• _EXERCISE BRIEF_
Below are records; please write out exactly the lines from the first line through the line containing "import * as", with no pictures.

## begin RECORD EXTRACTS

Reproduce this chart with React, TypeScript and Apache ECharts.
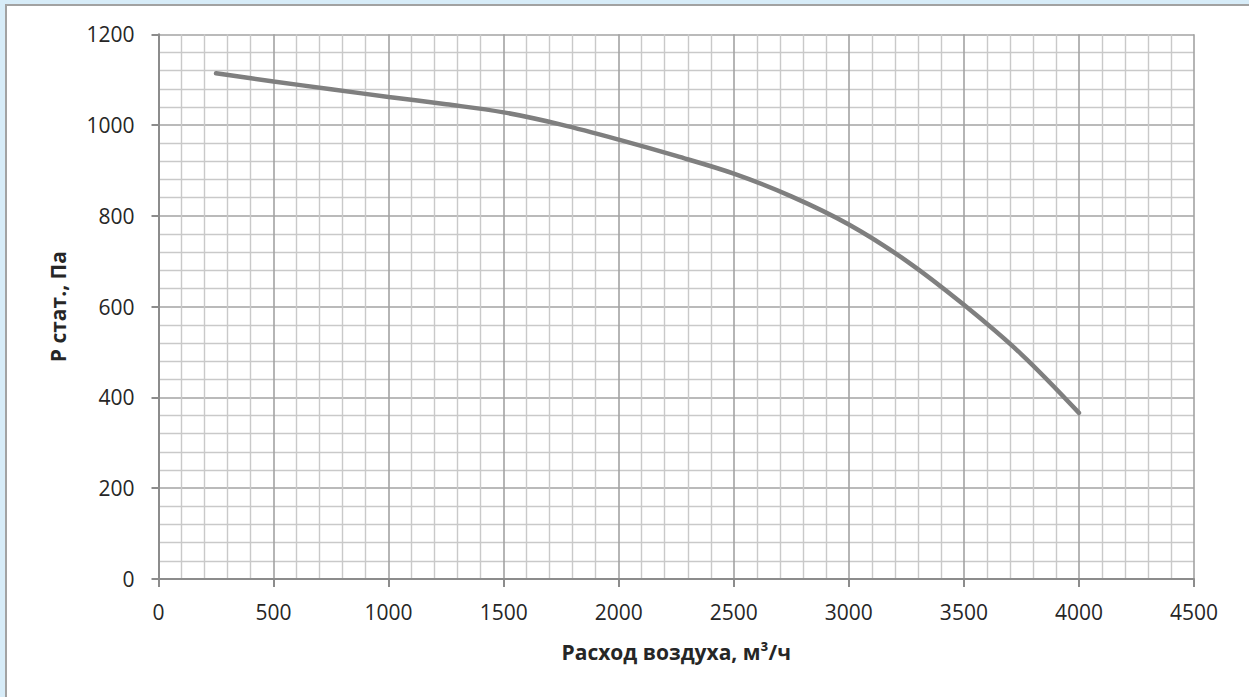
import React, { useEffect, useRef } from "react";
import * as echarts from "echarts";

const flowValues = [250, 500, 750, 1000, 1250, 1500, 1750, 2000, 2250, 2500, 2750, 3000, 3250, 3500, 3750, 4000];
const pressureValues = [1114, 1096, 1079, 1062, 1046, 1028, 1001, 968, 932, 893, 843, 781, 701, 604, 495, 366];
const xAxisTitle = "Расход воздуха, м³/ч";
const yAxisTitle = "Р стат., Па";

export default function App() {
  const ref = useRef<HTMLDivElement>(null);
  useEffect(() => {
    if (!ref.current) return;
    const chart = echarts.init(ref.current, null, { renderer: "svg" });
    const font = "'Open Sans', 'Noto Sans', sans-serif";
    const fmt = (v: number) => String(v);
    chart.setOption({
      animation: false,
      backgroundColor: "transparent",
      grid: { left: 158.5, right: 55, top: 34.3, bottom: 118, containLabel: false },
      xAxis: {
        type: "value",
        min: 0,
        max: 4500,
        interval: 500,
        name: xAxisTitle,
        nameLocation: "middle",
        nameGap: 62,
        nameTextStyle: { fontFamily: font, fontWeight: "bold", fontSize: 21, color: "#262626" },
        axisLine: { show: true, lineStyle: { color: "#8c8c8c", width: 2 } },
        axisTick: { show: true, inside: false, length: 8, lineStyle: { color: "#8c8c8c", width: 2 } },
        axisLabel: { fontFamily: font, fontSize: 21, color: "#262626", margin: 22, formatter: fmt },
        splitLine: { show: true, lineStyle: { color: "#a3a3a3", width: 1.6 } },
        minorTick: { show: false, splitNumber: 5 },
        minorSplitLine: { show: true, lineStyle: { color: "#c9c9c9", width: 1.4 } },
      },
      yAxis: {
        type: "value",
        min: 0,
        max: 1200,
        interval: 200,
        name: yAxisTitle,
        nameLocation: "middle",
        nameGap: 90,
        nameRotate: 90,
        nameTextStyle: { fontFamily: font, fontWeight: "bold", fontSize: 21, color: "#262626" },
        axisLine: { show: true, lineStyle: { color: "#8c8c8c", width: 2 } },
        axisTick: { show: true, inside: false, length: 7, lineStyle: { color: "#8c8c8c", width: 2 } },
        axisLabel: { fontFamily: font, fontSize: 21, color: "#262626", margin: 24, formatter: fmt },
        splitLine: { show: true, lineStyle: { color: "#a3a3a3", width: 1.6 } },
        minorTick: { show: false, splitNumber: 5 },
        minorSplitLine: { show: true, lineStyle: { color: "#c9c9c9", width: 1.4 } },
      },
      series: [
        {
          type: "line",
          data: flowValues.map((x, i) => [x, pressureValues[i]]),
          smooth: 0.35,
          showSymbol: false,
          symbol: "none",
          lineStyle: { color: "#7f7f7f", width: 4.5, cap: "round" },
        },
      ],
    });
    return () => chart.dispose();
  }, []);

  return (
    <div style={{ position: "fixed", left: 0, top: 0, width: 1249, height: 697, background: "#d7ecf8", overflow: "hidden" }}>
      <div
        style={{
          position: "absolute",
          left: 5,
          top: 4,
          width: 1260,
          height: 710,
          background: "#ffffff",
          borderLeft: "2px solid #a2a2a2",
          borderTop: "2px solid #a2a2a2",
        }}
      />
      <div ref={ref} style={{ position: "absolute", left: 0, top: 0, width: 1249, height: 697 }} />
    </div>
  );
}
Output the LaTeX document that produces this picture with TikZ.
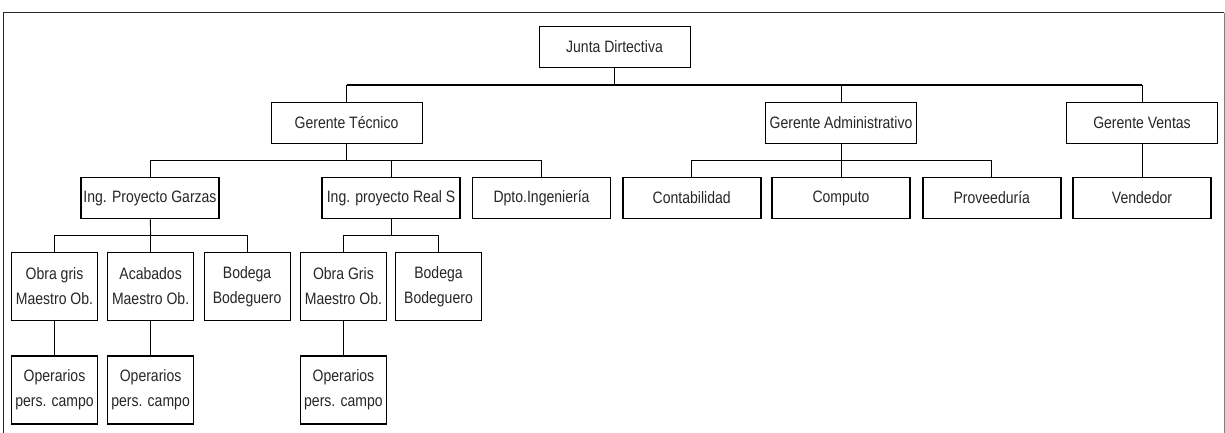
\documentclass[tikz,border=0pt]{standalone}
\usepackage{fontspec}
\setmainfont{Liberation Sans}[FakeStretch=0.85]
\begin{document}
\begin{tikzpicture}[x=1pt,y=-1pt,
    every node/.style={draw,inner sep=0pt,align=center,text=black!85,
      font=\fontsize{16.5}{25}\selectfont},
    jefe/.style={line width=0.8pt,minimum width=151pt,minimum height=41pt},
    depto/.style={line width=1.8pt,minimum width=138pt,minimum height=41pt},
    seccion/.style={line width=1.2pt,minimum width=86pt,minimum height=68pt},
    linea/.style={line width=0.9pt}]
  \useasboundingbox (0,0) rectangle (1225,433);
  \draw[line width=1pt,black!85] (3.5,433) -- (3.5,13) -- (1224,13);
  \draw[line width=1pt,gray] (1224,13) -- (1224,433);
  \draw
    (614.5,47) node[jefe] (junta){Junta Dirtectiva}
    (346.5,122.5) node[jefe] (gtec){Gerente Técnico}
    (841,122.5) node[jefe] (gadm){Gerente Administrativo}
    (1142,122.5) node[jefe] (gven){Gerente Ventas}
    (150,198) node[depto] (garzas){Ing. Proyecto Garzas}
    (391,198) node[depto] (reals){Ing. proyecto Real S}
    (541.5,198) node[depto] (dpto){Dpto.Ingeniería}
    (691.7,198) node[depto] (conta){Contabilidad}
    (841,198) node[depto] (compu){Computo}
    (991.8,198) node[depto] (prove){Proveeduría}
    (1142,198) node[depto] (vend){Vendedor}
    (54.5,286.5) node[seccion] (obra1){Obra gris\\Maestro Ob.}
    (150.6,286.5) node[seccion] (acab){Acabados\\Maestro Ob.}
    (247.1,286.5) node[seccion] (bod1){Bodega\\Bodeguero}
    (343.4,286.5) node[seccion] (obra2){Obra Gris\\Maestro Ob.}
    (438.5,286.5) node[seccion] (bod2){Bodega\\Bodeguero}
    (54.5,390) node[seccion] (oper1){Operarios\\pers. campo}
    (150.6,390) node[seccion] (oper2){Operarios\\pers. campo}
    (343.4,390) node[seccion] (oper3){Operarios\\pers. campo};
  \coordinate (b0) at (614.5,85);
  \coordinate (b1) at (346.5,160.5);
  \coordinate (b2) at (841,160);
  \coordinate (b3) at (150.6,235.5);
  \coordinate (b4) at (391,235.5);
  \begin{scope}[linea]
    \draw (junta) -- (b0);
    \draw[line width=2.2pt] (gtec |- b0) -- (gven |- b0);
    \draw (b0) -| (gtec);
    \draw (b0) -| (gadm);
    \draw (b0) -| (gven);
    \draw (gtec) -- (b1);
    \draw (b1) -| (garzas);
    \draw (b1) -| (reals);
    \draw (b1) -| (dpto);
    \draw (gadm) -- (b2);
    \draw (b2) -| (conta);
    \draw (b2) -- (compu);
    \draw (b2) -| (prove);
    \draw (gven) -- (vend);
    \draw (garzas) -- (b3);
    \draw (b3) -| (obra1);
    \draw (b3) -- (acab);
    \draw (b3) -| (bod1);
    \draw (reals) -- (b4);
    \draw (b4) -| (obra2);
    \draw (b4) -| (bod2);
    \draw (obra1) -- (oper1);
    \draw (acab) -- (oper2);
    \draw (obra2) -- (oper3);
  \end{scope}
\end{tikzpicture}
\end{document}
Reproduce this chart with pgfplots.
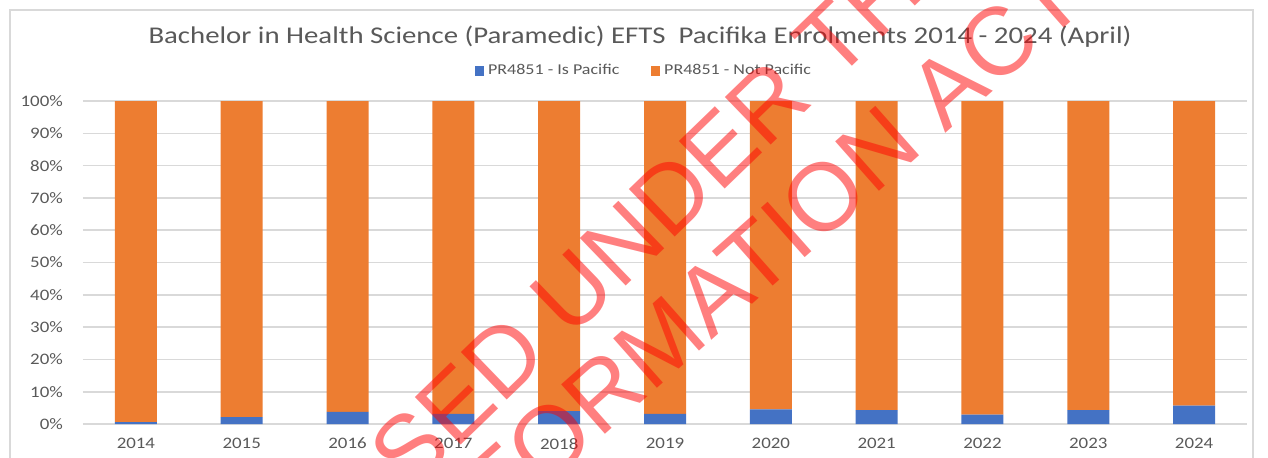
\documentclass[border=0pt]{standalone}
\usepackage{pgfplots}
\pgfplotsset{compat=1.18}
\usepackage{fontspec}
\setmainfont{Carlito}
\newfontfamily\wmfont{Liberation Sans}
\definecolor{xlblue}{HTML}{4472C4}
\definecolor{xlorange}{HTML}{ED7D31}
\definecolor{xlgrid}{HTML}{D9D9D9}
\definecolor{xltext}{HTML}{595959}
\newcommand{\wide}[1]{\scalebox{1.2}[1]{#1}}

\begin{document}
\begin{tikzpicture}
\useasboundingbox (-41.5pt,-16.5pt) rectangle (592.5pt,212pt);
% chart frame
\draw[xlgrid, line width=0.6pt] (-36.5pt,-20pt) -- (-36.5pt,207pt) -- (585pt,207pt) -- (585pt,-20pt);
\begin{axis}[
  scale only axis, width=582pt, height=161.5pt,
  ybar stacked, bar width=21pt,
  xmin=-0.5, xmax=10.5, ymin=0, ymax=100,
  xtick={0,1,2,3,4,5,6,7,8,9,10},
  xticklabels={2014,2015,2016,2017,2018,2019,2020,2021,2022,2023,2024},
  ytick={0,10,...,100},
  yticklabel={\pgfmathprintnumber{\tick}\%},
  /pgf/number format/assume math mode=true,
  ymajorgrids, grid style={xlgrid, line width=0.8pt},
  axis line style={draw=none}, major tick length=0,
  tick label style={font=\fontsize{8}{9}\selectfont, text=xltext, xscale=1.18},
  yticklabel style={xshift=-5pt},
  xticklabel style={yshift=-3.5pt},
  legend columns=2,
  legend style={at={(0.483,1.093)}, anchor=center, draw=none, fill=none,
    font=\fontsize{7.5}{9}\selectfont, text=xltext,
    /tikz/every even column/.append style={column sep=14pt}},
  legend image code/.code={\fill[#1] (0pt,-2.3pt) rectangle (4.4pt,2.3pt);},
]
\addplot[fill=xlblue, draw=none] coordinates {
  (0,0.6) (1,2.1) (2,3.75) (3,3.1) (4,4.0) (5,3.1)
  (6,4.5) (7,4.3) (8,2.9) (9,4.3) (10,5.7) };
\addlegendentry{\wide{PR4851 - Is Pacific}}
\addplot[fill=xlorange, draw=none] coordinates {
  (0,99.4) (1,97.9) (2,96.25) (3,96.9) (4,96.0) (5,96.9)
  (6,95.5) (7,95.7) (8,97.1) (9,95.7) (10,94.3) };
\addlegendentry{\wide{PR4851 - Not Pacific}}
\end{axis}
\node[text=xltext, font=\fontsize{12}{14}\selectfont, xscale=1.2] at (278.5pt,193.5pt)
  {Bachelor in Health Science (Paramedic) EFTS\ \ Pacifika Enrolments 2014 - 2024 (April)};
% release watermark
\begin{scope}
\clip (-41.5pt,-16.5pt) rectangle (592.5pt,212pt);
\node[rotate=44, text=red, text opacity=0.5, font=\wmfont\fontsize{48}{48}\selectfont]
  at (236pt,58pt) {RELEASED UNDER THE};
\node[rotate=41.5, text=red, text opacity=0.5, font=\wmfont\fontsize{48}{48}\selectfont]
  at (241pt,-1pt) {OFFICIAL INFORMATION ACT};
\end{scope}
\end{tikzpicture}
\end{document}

## end RECORD EXTRACTS

• _REPLY_
Reproduce this chart with React, TypeScript and Apache ECharts.
import React, { useEffect, useRef } from "react";
import * as echarts from "echarts";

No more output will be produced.